Principal media buying has moved from a quiet industry practice to a very public flashpoint.
While much of the current discussion focuses on digital and programmatic channels, principal media spans the full media ecosystem, from traditional linear channels to programmatic marketplaces.
The practice has long existed across traditional media—broadcast, cable, radio, and outdoor—where agencies could leverage scale to secure and resell inventory. What’s changed is not the existence of principal buying, but its scale, complexity, and the degree to which it now sits at the center of agency economics.
This is an extremely sensitive topic, but the recent surge in reporting, coupled with broader industry tension, makes it clear: this once-niche practice is reshaping the economics and the trust dynamics of our business.
The case for principal media
Those that support principal media largely point to cost efficiency. And that is, in many cases, true. Some marketers may see 10%–15% savings versus open-market buying.
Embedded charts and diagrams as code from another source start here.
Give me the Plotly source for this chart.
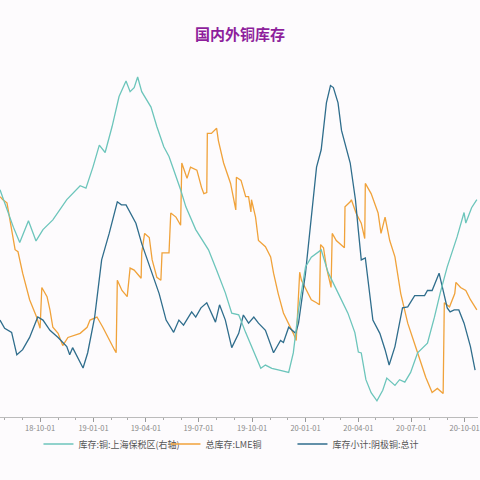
import plotly.graph_objects as go

# 库存:铜:上海保税区 (右轴, 万吨)
teal_dates = ["2018-07-24","2018-08-05","2018-08-16","2018-08-27","2018-09-11","2018-09-24","2018-10-06","2018-10-23","2018-11-16","2018-12-09",
              "2018-12-19","2018-12-31","2019-01-11","2019-01-21","2019-02-02","2019-02-14","2019-02-26","2019-03-05","2019-03-12","2019-03-18",
              "2019-03-25","2019-04-10","2019-04-20","2019-05-02","2019-05-11","2019-05-31","2019-06-09","2019-06-26","2019-07-18","2019-08-01",
              "2019-08-16","2019-08-27","2019-09-08","2019-09-20","2019-10-04","2019-10-16","2019-10-24","2019-11-04","2019-11-15","2019-12-03",
              "2019-12-11","2019-12-20","2020-01-01","2020-01-11","2020-01-28","2020-02-09","2020-02-26","2020-03-14","2020-03-26","2020-04-01",
              "2020-04-06","2020-04-14","2020-04-23","2020-05-03","2020-05-13","2020-05-20","2020-06-03","2020-06-11","2020-06-20","2020-06-30",
              "2020-07-12","2020-07-29","2020-08-10","2020-08-20","2020-09-01","2020-09-18","2020-09-30","2020-10-03","2020-10-13","2020-10-22"]
teal_vals = [48.0,45.5,43.4,41.5,44.2,41.7,43.1,44.3,46.8,48.5,
             48.2,50.8,53.5,52.6,55.8,59.5,61.4,60.1,60.6,61.9,
             60.1,58.2,55.8,53.3,52.1,48.0,45.9,43.1,40.6,38.1,
             35.3,32.8,32.6,30.4,27.9,26.0,26.4,26.0,25.8,25.5,
             27.9,33.2,38.5,39.7,40.6,37.8,35.3,32.8,30.4,28.0,
             27.9,24.6,23.0,22.0,23.3,24.8,23.9,24.6,24.3,25.5,
             27.9,29.1,32.3,35.3,38.5,42.2,45.2,43.9,45.8,46.8]

# 总库存:LME铜 (万吨)
lme_dates = ["2018-07-24","2018-07-29","2018-08-05","2018-08-10","2018-08-19","2018-08-24","2018-09-01","2018-09-13","2018-09-25","2018-10-01",
             "2018-10-04","2018-10-13","2018-10-18","2018-10-23","2018-11-01","2018-11-09","2018-11-18","2018-12-09","2018-12-21","2018-12-26",
             "2019-01-07","2019-01-17","2019-01-28","2019-02-06","2019-02-09","2019-02-11","2019-02-19","2019-02-28","2019-03-05","2019-03-12",
             "2019-03-24","2019-03-25","2019-03-30","2019-04-07","2019-04-12","2019-04-20","2019-04-27","2019-04-29","2019-05-11","2019-05-14",
             "2019-05-23","2019-05-31","2019-06-02","2019-06-11","2019-06-17","2019-06-28","2019-07-06","2019-07-10","2019-07-15","2019-07-16",
             "2019-07-23","2019-08-01","2019-08-04","2019-08-13","2019-08-25","2019-08-30","2019-09-03","2019-09-04","2019-09-12","2019-09-20",
             "2019-09-25","2019-09-29","2019-09-30","2019-10-07","2019-10-12","2019-10-24","2019-11-02","2019-11-07","2019-11-15","2019-11-24",
             "2019-12-03","2019-12-11","2019-12-16","2019-12-22","2019-12-25","2020-01-03","2020-01-11","2020-01-20","2020-01-25","2020-01-27",
             "2020-02-01","2020-02-06","2020-02-14","2020-02-16","2020-02-23","2020-03-08","2020-03-09","2020-03-18","2020-03-20","2020-03-28",
             "2020-04-06","2020-04-12","2020-04-13","2020-04-23","2020-05-05","2020-05-10","2020-05-17","2020-05-25","2020-06-03","2020-06-13",
             "2020-06-25","2020-07-12","2020-07-26","2020-08-06","2020-08-15","2020-08-25","2020-08-27","2020-09-05","2020-09-14","2020-09-16",
             "2020-09-24","2020-10-03","2020-10-11","2020-10-22"]
lme_vals = [27.2,26.9,26.6,24.9,22.0,21.8,19.7,17.1,15.4,14.3,
            18.3,17.4,16.1,14.4,13.8,12.6,13.4,13.8,14.4,15.1,
            15.4,14.4,13.1,12.2,11.9,19.0,18.0,17.4,20.2,20.0,
            19.2,21.7,23.6,23.2,21.0,19.3,19.0,21.7,21.7,25.6,
            25.2,24.4,30.5,29.0,30.1,29.8,28.1,27.5,27.6,33.4,
            33.4,33.9,32.7,30.5,28.5,27.2,25.9,29.1,28.8,27.2,
            27.2,25.7,26.9,25.2,22.9,22.3,21.3,19.7,17.7,15.8,
            14.8,13.8,13.1,19.8,19.0,18.0,17.1,16.8,16.6,22.5,
            22.2,20.3,18.3,23.6,22.9,22.2,26.2,26.7,26.9,25.6,
            24.6,23.1,28.5,27.5,25.6,23.6,25.2,22.9,21.3,17.7,
            14.8,11.9,9.5,8.0,8.4,7.9,16.8,16.4,17.7,18.8,
            18.3,18.0,17.1,16.1]

# 库存小计:阴极铜:总计 (万吨)
shfe_dates = ["2018-07-24","2018-08-01","2018-08-13","2018-08-22","2018-09-01","2018-09-13","2018-09-27","2018-10-06","2018-10-18","2018-11-01",
              "2018-11-16","2018-11-21","2018-11-26","2018-12-14","2018-12-22","2019-01-03","2019-01-15","2019-01-28","2019-02-11","2019-02-18",
              "2019-02-26","2019-03-15","2019-03-25","2019-04-12","2019-04-24","2019-05-06","2019-05-19","2019-05-28","2019-06-05","2019-06-19",
              "2019-06-26","2019-07-05","2019-07-15","2019-07-30","2019-08-06","2019-08-16","2019-08-27","2019-09-08","2019-09-16","2019-09-25",
              "2019-10-04","2019-10-12","2019-10-24","2019-11-07","2019-11-19","2019-11-24","2019-12-03","2019-12-15","2019-12-20","2020-01-01",
              "2020-01-11","2020-01-20","2020-01-28","2020-02-06","2020-02-13","2020-02-18","2020-02-26","2020-03-03","2020-03-18","2020-03-27",
              "2020-04-01","2020-04-06","2020-04-13","2020-04-18","2020-04-26","2020-05-08","2020-05-17","2020-05-24","2020-06-03","2020-06-16",
              "2020-06-25","2020-07-07","2020-07-24","2020-07-29","2020-08-06","2020-08-18","2020-08-27","2020-09-01","2020-09-06","2020-09-13",
              "2020-09-21","2020-09-30","2020-10-11","2020-10-19"]
shfe_vals = [15.1,14.3,13.9,11.7,12.2,13.4,15.4,15.1,14.1,13.4,
             12.5,11.7,12.4,10.4,11.9,15.4,21.0,23.6,26.7,26.4,
             26.4,24.6,22.6,19.7,17.7,15.1,13.9,15.1,14.6,15.9,
             15.4,16.3,16.8,14.9,16.6,15.1,12.4,13.8,15.6,14.8,
             15.4,14.8,14.1,11.9,13.1,12.9,14.4,13.8,14.8,19.7,
             25.2,30.1,31.8,36.4,38.1,37.9,36.4,33.7,30.5,26.9,
             23.9,21.0,21.2,19.0,15.1,13.8,12.2,10.7,12.5,16.3,
             16.4,17.5,17.5,18.0,18.0,19.7,17.7,16.3,15.9,16.1,
             16.1,14.8,12.5,10.2]

names = ["库存:铜:上海保税区(右轴)", "总库存:LME铜", "库存小计:阴极铜:总计"]
colors = ["#6cc5bb", "#f0a23a", "#2f6d8c"]

FONT = "Noto Sans CJK SC"

fig = go.Figure()
fig.add_trace(go.Scatter(x=teal_dates, y=teal_vals, name=names[0], mode="lines",
                         line=dict(color=colors[0], width=1.3), yaxis="y2"))
fig.add_trace(go.Scatter(x=lme_dates, y=lme_vals, name=names[1], mode="lines",
                         line=dict(color=colors[1], width=1.3)))
fig.add_trace(go.Scatter(x=shfe_dates, y=shfe_vals, name=names[2], mode="lines",
                         line=dict(color=colors[2], width=1.3)))

fig.update_layout(
    width=480, height=480,
    margin=dict(l=0, r=0, t=60, b=63),
    paper_bgcolor="#fdfbfd", plot_bgcolor="#fdfbfd",
    font=dict(family=FONT, color="#666666"),
    title=dict(text="<b>国内外铜库存</b>", x=0.5, xanchor="center", y=1 - 35 / 480, yanchor="middle",
               font=dict(size=15, color="#8e1f9c", family=FONT)),
    xaxis=dict(type="date", range=["2018-07-24", "2020-10-24"],
               dtick="M3", tick0="2018-07-01", tickformat="%y-%m-%d",
               showgrid=False, zeroline=False,
               showline=True, linecolor="#bbbbbb", linewidth=1,
               ticks="outside", ticklen=4, tickcolor="#999999",
               ticklabeloverflow="allow",
               tickfont=dict(size=7.5, color="#888888", family=FONT),
               minor=dict(dtick="M1", ticks="outside", ticklen=2, tickcolor="#aaaaaa", showgrid=False)),
    yaxis=dict(range=[5.6, 40.6], visible=False, showgrid=False, zeroline=False),
    yaxis2=dict(range=[20, 64], overlaying="y", side="right", visible=False, showgrid=False, zeroline=False),
    legend=dict(orientation="h", x=0.479, xanchor="center", y=-0.0756, yanchor="middle",
                font=dict(size=9, color="#555555", family=FONT),
                entrywidth=82, entrywidthmode="pixels", bgcolor="rgba(0,0,0,0)"),
    showlegend=True,
)

fig.write_html("out.html")
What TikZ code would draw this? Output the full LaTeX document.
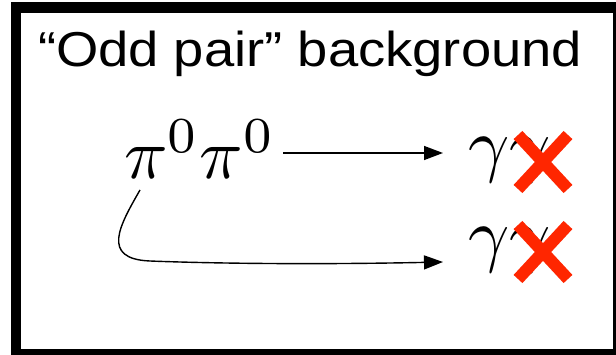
\documentclass[tikz,border=0pt]{standalone}
\usepackage[no-math]{fontspec}
\newfontfamily\titlefont{Liberation Sans}
\usetikzlibrary{arrows.meta,calc}
\definecolor{xred}{RGB}{255,38,0}
\tikzset{
  txt/.style={anchor=base west, inner sep=0pt, outer sep=0pt},
  arr/.style={line width=1.4pt, -{Triangle[length=19pt,width=14pt]}},
  redx/.style={draw=xred, line width=12pt},
}
\newcommand{\largemath}[1]{\scalebox{7.2}{$#1$}}
\begin{document}
\begin{tikzpicture}[x=1pt,y=-1pt]
\useasboundingbox (0,0) rectangle (616,355);
\fill[white] (0,0) rectangle (616,355);
% frame
\fill[black] (11,2) rectangle (616,355);
\fill[white] (21,13) rectangle (613,349);
% title
\node[txt] (title) at (38,67) {\titlefont\fontsize{49}{55}\selectfont\scalebox{1.11}[1]{“Odd pair” background}};
% pions
\node[txt] (p1) at (124,179) {\largemath{\pi^0}};
\node[txt] (p2) at ($(p1.base east)$) {\largemath{\pi^0}};
% photons
\node[txt] (g1) at (468,169) {\largemath{\gamma\gamma}};
\node[txt] (g2) at (468,259) {\largemath{\gamma\gamma}};
% red crosses
\coordinate (x1) at (543,162);
\coordinate (x2) at (543,252);
\draw[redx] ($(x1)+(-25,-27)$) -- ($(x1)+(25,27)$) ($(x1)+(25,-27)$) -- ($(x1)+(-25,27)$);
\draw[redx] ($(x2)+(-25,-27)$) -- ($(x2)+(25,27)$) ($(x2)+(25,-27)$) -- ($(x2)+(-25,27)$);
% arrows
\coordinate (a1s) at (283,153);
\draw[arr] (a1s) -- ($(g1.base west)+(-25,-16)$);
\coordinate (a2s) at (140,190);
\draw[arr] (a2s) .. controls (120,225) and (100,259) .. (150,261)
  .. controls (200,263) and (300,265) .. ($(g2.base west)+(-25,3)$);
\end{tikzpicture}
\end{document}
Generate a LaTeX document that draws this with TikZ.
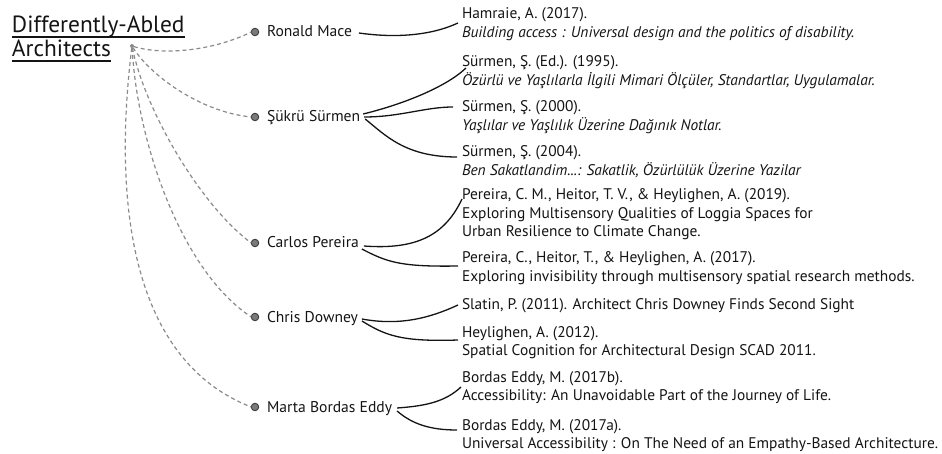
\documentclass[tikz,border=0pt]{standalone}
\usepackage{fontspec}
\setmainfont{PT Sans}
\definecolor{dashgray}{HTML}{8A8A8A}
\definecolor{bulletgray}{HTML}{7A7A7A}
\definecolor{bulletedge}{HTML}{3C3C3C}
\definecolor{ink}{HTML}{141414}
% first-line strut so every reference block has the same top-to-baseline distance
\newcommand\firstline{\rule{0pt}{15pt}}
\begin{document}
\begin{tikzpicture}[x=1pt,y=-1pt,
  every node/.style={inner sep=0pt, outer sep=0pt, text=ink},
  titletext/.style={font=\fontsize{23.4}{25}\selectfont, anchor=base west},
  person/.style={font=\fontsize{15.6}{18.5}\selectfont, anchor=base west},
  refblock/.style={font=\fontsize{15.4}{18.5}\selectfont, anchor=north west, align=left},
  bullet/.style={circle, minimum size=7.5pt, fill=bulletgray, draw=bulletedge, line width=0.9pt},
  hubdot/.style={circle, minimum size=4pt, fill=dashgray},
  branch/.style={draw=dashgray, dash pattern=on 4pt off 3pt, line width=1.2pt},
  link/.style={draw=ink, line width=1.3pt},
  rule/.style={draw=ink, line width=1.3pt},
]
\useasboundingbox (0,0) rectangle (942,454);

% title
\node[titletext] (t1) at (12,33) {Differently-Abled};
\node[titletext] (t2) at (12,57) {Architects};
\draw[rule] ([shift={(0,4)}]t1.base west) -- ([shift={(0,4)}]t1.base east);
\draw[rule] ([shift={(0,4)}]t2.base west) -- ([shift={(0,4)}]t2.base east);
\node[hubdot] (hub) at (132,46) {};

% architects
\node[bullet] (bm) at (255,32) {};
\node[bullet] (bs) at (255,117) {};
\node[bullet] (bc) at (255,243) {};
\node[bullet] (bd) at (255,317) {};
\node[bullet] (be) at (255,407) {};
\node[person] (mace) at (267,37) {Ronald Mace};
\node[person] (surmen) at (267,122) {Şükrü Sürmen};
\node[person] (pereira) at (267,248) {Carlos Pereira};
\node[person] (downey) at (267,322) {Chris Downey};
\node[person] (eddy) at (267,412) {Marta Bordas Eddy};

% dashed branches from the title
\draw[branch] (hub) .. controls (165,56) and (215,50) .. (bm.west);
\draw[branch] (hub) .. controls (150,75) and (200,112) .. (bs.west);
\draw[branch] (hub) .. controls (145,110) and (200,205) .. (bc.west);
\draw[branch] (hub) .. controls (137,140) and (180,270) .. (bd.west);
\draw[branch] (hub) .. controls (113,200) and (130,360) .. (be.west);

% references
\node[refblock] (r1) at (462,4) {\firstline Hamraie, A. (2017).\\ \textit{Building access : Universal design and the politics of disability.}};
\node[refblock] (r2) at (462,52) {\firstline Sürmen, Ş. (Ed.). (1995).\\ \textit{Özürlü ve Yaşlılarla İlgili Mimari Ölçüler, Standartlar, Uygulamalar.}};
\node[refblock] (r3) at (462,97) {\firstline Sürmen, Ş. (2000).\\ \textit{Yaşlılar ve Yaşlılık Üzerine Dağınık Notlar.}};
\node[refblock] (r4) at (462,142) {\firstline Sürmen, Ş. (2004).\\ \textit{Ben Sakatlandim...: Sakatlik, Özürlülük Üzerine Yazilar}};
\node[refblock] (r5) at (462,185) {\firstline Pereira, C. M., Heitor, T. V., \& Heylighen, A. (2019).\\ Exploring Multisensory Qualities of Loggia Spaces for\\ Urban Resilience to Climate Change.};
\node[refblock] (r6) at (462,248) {\firstline Pereira, C., Heitor, T., \& Heylighen, A. (2017).\\ Exploring invisibility through multisensory spatial research methods.};
\node[refblock] (r7) at (462,294) {\firstline Slatin, P. (2011). Architect Chris Downey Finds Second Sight};
\node[refblock] (r8) at (462,322) {\firstline Heylighen, A. (2012).\\ Spatial Cognition for Architectural Design SCAD 2011.};
\node[refblock] (r9) at (462,367) {\firstline Bordas Eddy, M. (2017b).\\ Accessibility: An Unavoidable Part of the Journey of Life.};
\node[refblock] (r10) at (462,415) {\firstline Bordas Eddy, M. (2017a).\\ Universal Accessibility : On The Need of an Empathy-Based Architecture.};

% links from architects to their references
\draw[link] ([shift={(7,-4)}]mace.base east) .. controls +(35,5) and +(-28,13) .. ([shift={(-4,19)}]r1.north west);
\draw[link] ([shift={(3,-8)}]surmen.base east) .. controls +(37,-9) and +(-21,20) .. ([shift={(4,16)}]r2.north west);
\draw[link] ([shift={(4,-5)}]surmen.base east) .. controls +(36,0) and +(-28,0) .. ([shift={(-9,10)}]r3.north west);
\draw[link] ([shift={(5,-3)}]surmen.base east) .. controls +(20,16) and +(-52,0) .. ([shift={(-5,15)}]r4.north west);
\draw[link] ([shift={(5,-2)}]pereira.base east) .. controls +(53,4) and +(-17,36) .. ([shift={(0,14)}]r5.north west);
\draw[link] ([shift={(3,1)}]pereira.base east) .. controls +(25,13) and +(-58,1) .. ([shift={(-4,18)}]r6.north west);
\draw[link] ([shift={(4,-3)}]downey.base east) .. controls +(38,7) and +(-28,13) .. ([shift={(-4,11)}]r7.north west);
\draw[link] ([shift={(4,-1)}]downey.base east) .. controls +(23,14) and +(-58,2) .. ([shift={(-4,18)}]r8.north west);
\draw[link] ([shift={(5,-4)}]eddy.base east) .. controls +(28,-2) and +(-16,15) .. ([shift={(-1,20)}]r9.north west);
\draw[link] ([shift={(5,-1)}]eddy.base east) .. controls +(15,13) and +(-27,0) .. ([shift={(-5,15)}]r10.north west);
\end{tikzpicture}
\end{document}
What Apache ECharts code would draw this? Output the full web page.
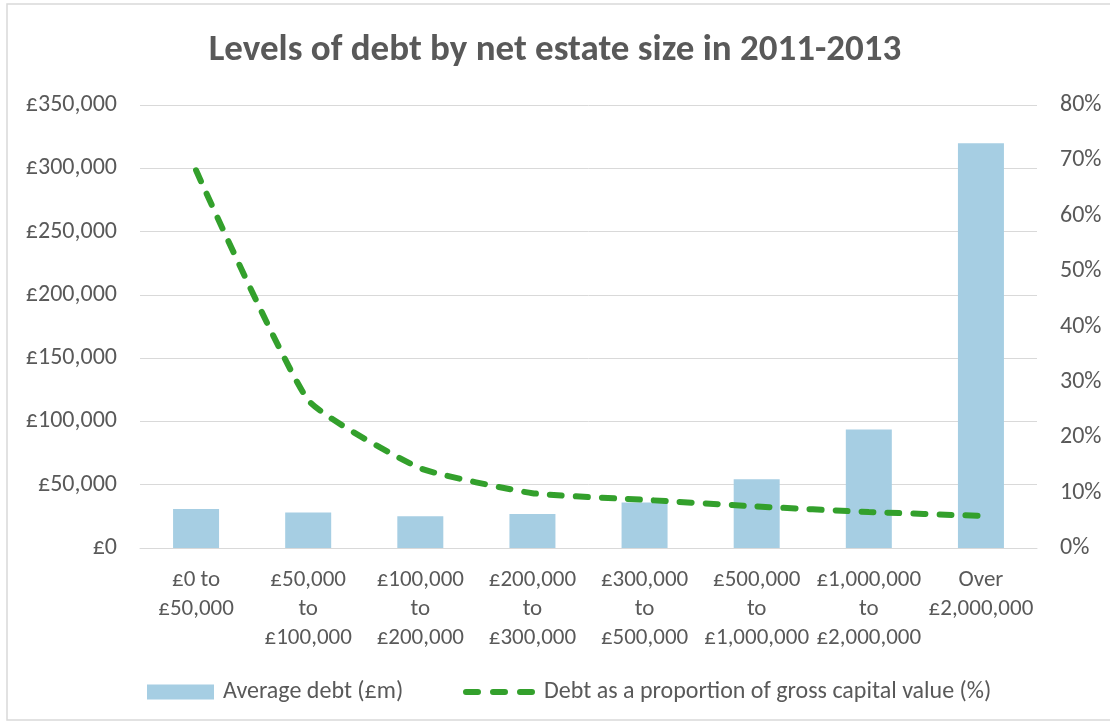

But the advantage runs deeper than that.
When price becomes disproportionately weighted in an agency review, those agencies with scaled principal media practices have a structural edge.
Not just because they can offer lower pricing, but because the profits generated through principal media can subsidize other services—sometimes significantly. It’s not uncommon to see teams provided at no charge for a period as part of a broader commercial arrangement.
In this environment, clients seeking cost extraction as a primary goal will naturally gravitate toward agencies with scaled principal offerings.
There’s also a second-order benefit. The profits generated through principal media can be reinvested into capabilities—whether through acquisitions or in-house development—that strengthen an agency’s competitive position.
Consider the scale of investment some holding companies are now making in AI and data infrastructure. Those investments are not happening in a vacuum.
The case against principal media
The concerns around principal media are well-documented and deeply interconnected.
The most visible issue is lack of transparency, due to hidden fees, undisclosed margins, and opaque pricing structures.
While some agencies disclose their margins on principal media, many do not—unless explicitly required by contract. According to the ANA, only 57% of marketers have governance rules in place around this practice.
I saw this firsthand. During the onboarding of a major retail client, we discovered their media flowcharts showed only aggregate costs—no partner-level detail. When pressed, the incumbent agency declined to disclose rates, arguing they “belonged to the agency.”